Sheffield United and football fans are being shafted by authorities and dinner party set again - James Shield's Blades Column
Let’s get this straight. Sheffield United fans - actually, make that football fans in general - are getting shafted yet again.
If being herded around like animals before every away trip isn’t enough, or getting blamed for every ill in society by the dinner party set now, post-Euro 2020, the minute they’ve decided the game is no longer fashionable - now we’re supposed to believe that proper supporters, the ones who know a couple of ‘likes’ and ‘retweets’ doesn’t really constitute backing a team, are disease-ridden imbeciles who need vaccine passports to attend games. Mark my words, if there’s any hint of a spike in Covid-19 cases over the next month or so, we’ll be required to carry bells and holler “unclean, unclean” whenever we’re outside of a stadium.

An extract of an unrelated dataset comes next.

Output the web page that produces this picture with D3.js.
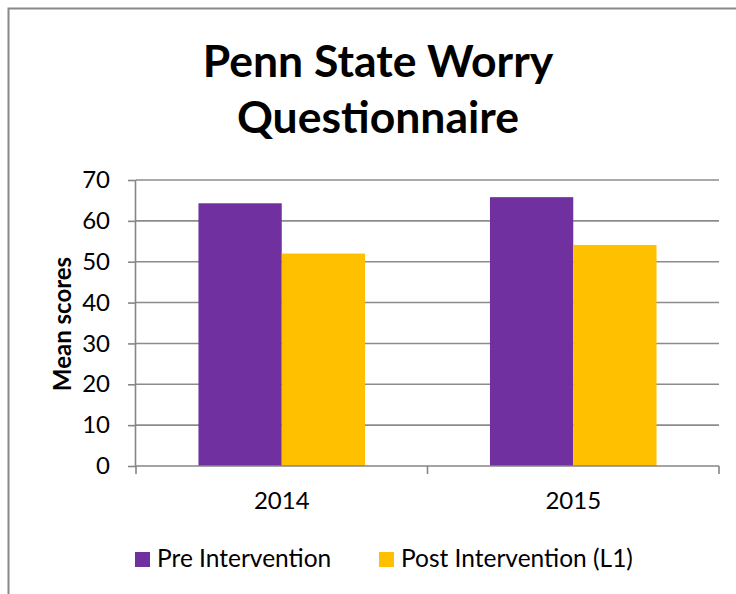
<!DOCTYPE html>
<html><head><meta charset="utf-8">
<script src="https://cdn.jsdelivr.net/npm/d3@7/dist/d3.min.js"></script>
<style>body{margin:0;background:#fff}svg{display:block}</style>
</head><body>
<svg id="c" width="736" height="594"></svg>
<script>
const categories = ["2014", "2015"];
const seriesNames = ["Pre Intervention", "Post Intervention (L1)"];
const preValues = [64.3, 65.8];
const postValues = [52.0, 54.1];
const yTicks = [0, 10, 20, 30, 40, 50, 60, 70];
const colors = ["#7030A0", "#FFC000"];
const titleLines = ["Penn State Worry", "Questionnaire"];
const yTitle = "Mean scores";

const svg = d3.select("#c");
const font = "Lato, 'Open Sans', sans-serif";
svg.append("rect").attr("x", 8.5).attr("y", 8.5).attr("width", 740).attr("height", 600)
  .attr("fill", "#fff").attr("stroke", "#888").attr("stroke-width", 2);

const m = {l: 136, r: 719, t: 180, b: 466};
const x0 = d3.scaleBand().domain(categories).range([m.l, m.r]).paddingInner(0.4286).paddingOuter(0.2143);
const x1 = d3.scaleBand().domain(seriesNames).range([0, x0.bandwidth()]);
const y = d3.scaleLinear().domain([0, 70]).range([m.b, m.t]);

// gridlines
svg.append("g").selectAll("line").data(yTicks.filter(d => d > 0)).join("line")
  .attr("x1", m.l).attr("x2", m.r).attr("y1", d => y(d)).attr("y2", d => y(d))
  .attr("stroke", "#8c8c8c").attr("stroke-width", 1.6);

// bars
const data = categories.map((c, i) => ({c, vals: [preValues[i], postValues[i]]}));
const g = svg.append("g").selectAll("g").data(data).join("g")
  .attr("transform", d => `translate(${x0(d.c)},0)`);
g.selectAll("rect").data(d => d.vals.map((v, j) => ({v, s: seriesNames[j], j}))).join("rect")
  .attr("x", d => x1(d.s)).attr("width", x1.bandwidth())
  .attr("y", d => y(d.v)).attr("height", d => y(0) - y(d.v))
  .attr("fill", d => colors[d.j]);

// y axis
const ya = svg.append("g").attr("transform", `translate(${m.l},0)`)
  .call(d3.axisLeft(y).tickValues(yTicks).tickSize(8).tickPadding(18));
ya.select(".domain").attr("stroke", "#868686").attr("stroke-width", 1.6).attr("d", `M-0.5,${m.t}V${m.b}`);
ya.selectAll(".tick line").attr("stroke", "#868686").attr("stroke-width", 1.6);
ya.selectAll("text").attr("font-family", font).attr("font-size", 24).attr("fill", "#000");

// x axis
const xa = svg.append("g").attr("transform", `translate(0,${m.b})`);
xa.append("line").attr("x1", m.l).attr("x2", m.r).attr("stroke", "#868686").attr("stroke-width", 1.6);
const boundaries = [m.l, (m.l + m.r) / 2, m.r];
xa.selectAll(".bt").data(boundaries).join("line").attr("class", "bt")
  .attr("x1", d => d).attr("x2", d => d).attr("y1", 0).attr("y2", 8)
  .attr("stroke", "#868686").attr("stroke-width", 1.6);
xa.selectAll("text").data(categories).join("text")
  .attr("x", d => x0(d) + x0.bandwidth() / 2).attr("y", 43)
  .attr("text-anchor", "middle").attr("font-family", font).attr("font-size", 24).text(d => d);

// y title
svg.append("text").attr("transform", "translate(71,324) rotate(-90)")
  .attr("text-anchor", "middle").attr("font-family", font).attr("font-weight", "bold")
  .attr("font-size", 24).text(yTitle);

// title
svg.selectAll(".title").data(titleLines).join("text").attr("class", "title")
  .attr("x", 378).attr("y", (d, i) => 77 + i * 56).attr("text-anchor", "middle")
  .attr("font-family", font).attr("font-weight", "bold").attr("font-size", 44.5).text(d => d);

// legend
const legX = [135, 379];
const lg = svg.selectAll(".lg").data(seriesNames).join("g").attr("class", "lg")
  .attr("transform", (d, i) => `translate(${legX[i]},552)`);
lg.append("rect").attr("width", 15).attr("height", 15).attr("fill", (d, i) => colors[i]);
lg.append("text").attr("x", 22).attr("y", 14.5).attr("font-family", font).attr("font-size", 24.5).text(d => d);
</script>
</body></html>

Curiously, despite the number of supposedly infallible scientists queuing up to tell us that positive tests would already be skyrocketing, exactly the opposite is happening at present. I’m not saying they aren’t experts in their own particular fields. Just that, despite what the social media commentators who still think we should be locked down in bunkers would have us believe, nobody is right one hundred percent of the time. Not even folk who spend their lives peering into microscopes and petri dishes before appearing as a talking head on a news magazine show.
Next weekend, when United return to action with their new manager Slavisa Jokanovic in tow, should have been one of celebration for everyone fortunate enough to have a ticket. If some of those without elected not to attend because they’re worried about transmission, that’s absolutely fair enough. Anyone who mocks them are, for my money, every bit as imbecilic as the people who still can’t see beyond this loathsome virus.
But how can it be fair, when season tickets were on sale a month or so ago, that folk were told they could watch United in action against Birmingham City without carrying proof of their jab status yet now, according to the mood music coming out of Westminster, the opposite is true? The answer is it isn’t. On them or the clubs themselves, who have been placed in an invidious position by the authorities.
For the record, I’ve received my full quota of Astra Zeneca. I’ve also willingly taken and passed two tests since. No complaints from me.
But let’s just say I didn’t want to get my doses of AZ, Pfizer or the myriad other brands now being injected into people’s arms. The last time I checked, we don’t live in a dictatorship or bio-security state so I’d be perfectly within my rights to say ‘no’. (Thankfully, because the scope of legislation inevitably expands as the ‘Walter Wolfgang Affair’ shows).
If I’ve already reserved my seat for the forthcoming campaign, I’d be up Dirty River without an oar to hand. And I’d be wanting my money back from United too, even though they’d have actually done nothing wrong. If there were thousands of others in the same situation as me, that could wreak havoc with their budgeting.
That would be unfair on them. But then, if nothing else, passing the buck towards someone else is this government’s greatest skill.